Im curious about your technique and if any of you brew this way. Thanks for sharing.
 
It's kind of an interesting question... if the sparge water is dribbling far enough through the air, and mixing with a large enough thermal mass of grain and wort already in the tun, does the grain bed ever break 170°, even if the sparge water starts out above 200°?

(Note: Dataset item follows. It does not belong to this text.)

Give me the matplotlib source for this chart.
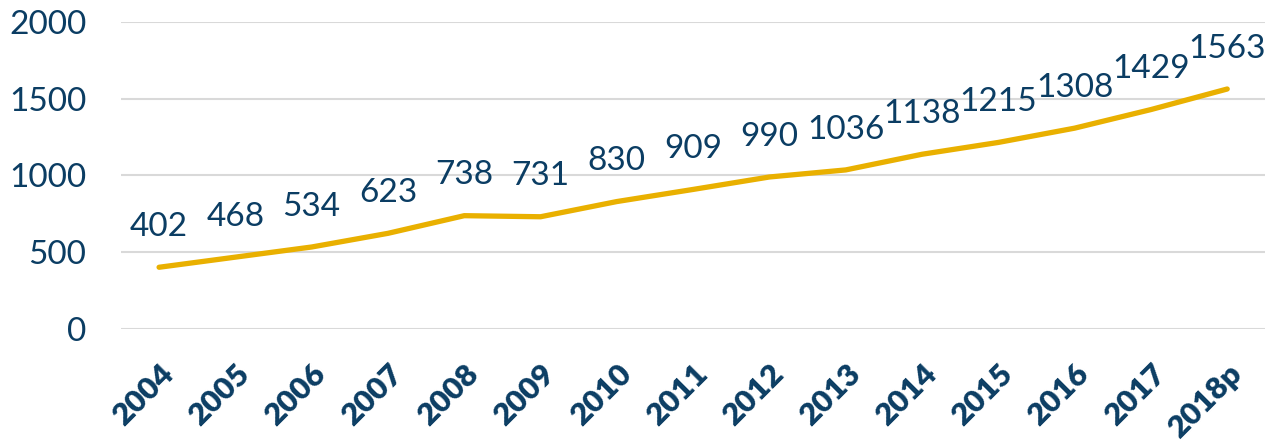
import matplotlib
matplotlib.use("Agg")
import matplotlib.pyplot as plt

plt.rcParams['font.family'] = ['Lato', 'DejaVu Sans']

years = ['2004', '2005', '2006', '2007', '2008', '2009', '2010', '2011',
         '2012', '2013', '2014', '2015', '2016', '2017', '2018p']
values = [402, 468, 534, 623, 738, 731, 830, 909, 990, 1036, 1138, 1215, 1308, 1429, 1563]

NAVY = '#0b3d63'
GOLD = '#e9b000'

fig = plt.figure(figsize=(12.73, 4.47), dpi=100)
ax = fig.add_axes([0.095, 0.264, 0.899, 0.687])

x = list(range(len(years)))
ax.plot(x, values, color=GOLD, linewidth=3.8, solid_capstyle='round')

for xi, v in zip(x, values):
    ax.annotate(str(v), (xi, v), xytext=(0, 29), textcoords='offset points',
                ha='center', va='center', fontsize=24, color=NAVY)

ax.set_xlim(-0.5, len(years) - 0.5)
ax.set_ylim(0, 2000)
ax.set_yticks([0, 500, 1000, 1500, 2000])
ax.set_xticks(x)
ax.set_xticklabels(years, rotation=45, ha='right', rotation_mode='anchor',
                   fontsize=22.5, fontweight='heavy', color=NAVY)
ax.tick_params(axis='y', labelsize=24, labelcolor=NAVY, length=0, pad=25)
ax.tick_params(axis='x', length=0, pad=22)
ax.grid(axis='y', color='#d9d9d9', linewidth=1.5)
ax.set_axisbelow(True)
for s in ax.spines.values():
    s.set_visible(False)

fig.savefig('out.png', dpi=100)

Maybe you should stick a floating thermometer in your mash tun next brew day, see what your 168° sparge water translates to in terms of actual grain bed temp.
 
Ive been fly sparging with 190-200 deg water for the last few batches. I checked the grain bed temps, and they were around 170 or less for the best part of the sparge. A couple did reach a bit higher but I was almost done collecting wort by then. My efficiencys are in the upper 70's low 80's most of the time too. Yet to have tannin or off flavors that I can taste, just my opinion. I was worried a bit on the first batch, but after seeing the temp hold right around the threshold of 170 I figured id give it a run and see how it came out.
 
I do this all the time, I have a 3" round thermometer with a 6" probe in my tun, I make 10 gallon batches and I know that with 190 degree sparge water that the temp never has hit 170 and I usually get 80%+ efficiency also.
 
So I was wondering this same thing. I mash out with boiling to raise the tun full to 170. Then Sparging with 170 degree water yields a mash of like 160 or less by half way thru the mash.... I'm sure this makes sense that we actually need to adjust sparge water temps to get the mash bed to stay in the Sparging temp ranges. I've used various mash tuns designs and tried batch and fly Sparging and settled in on fly Sparging because I actually think it's easier than the batch sparge method, but in the end efficiency is always in the 70-73 range.
 
At Mash out I Vorlauf for 10 minutes through my HLT embedded Herms coil. The HLT water continues to heat since I drew off my strike water and is usually at 180+ at this point. I try to lauter for 30 minutes or more and have not experienced any off or tannin flavors yet.
 
Just a heads up, I wanted to let you all know that I brewed a 10 gallon batch of a pumpkin ale this last Sunday and I used this method and I overshot my gravity. This worked perfect with no off flavors. I will do this in the future.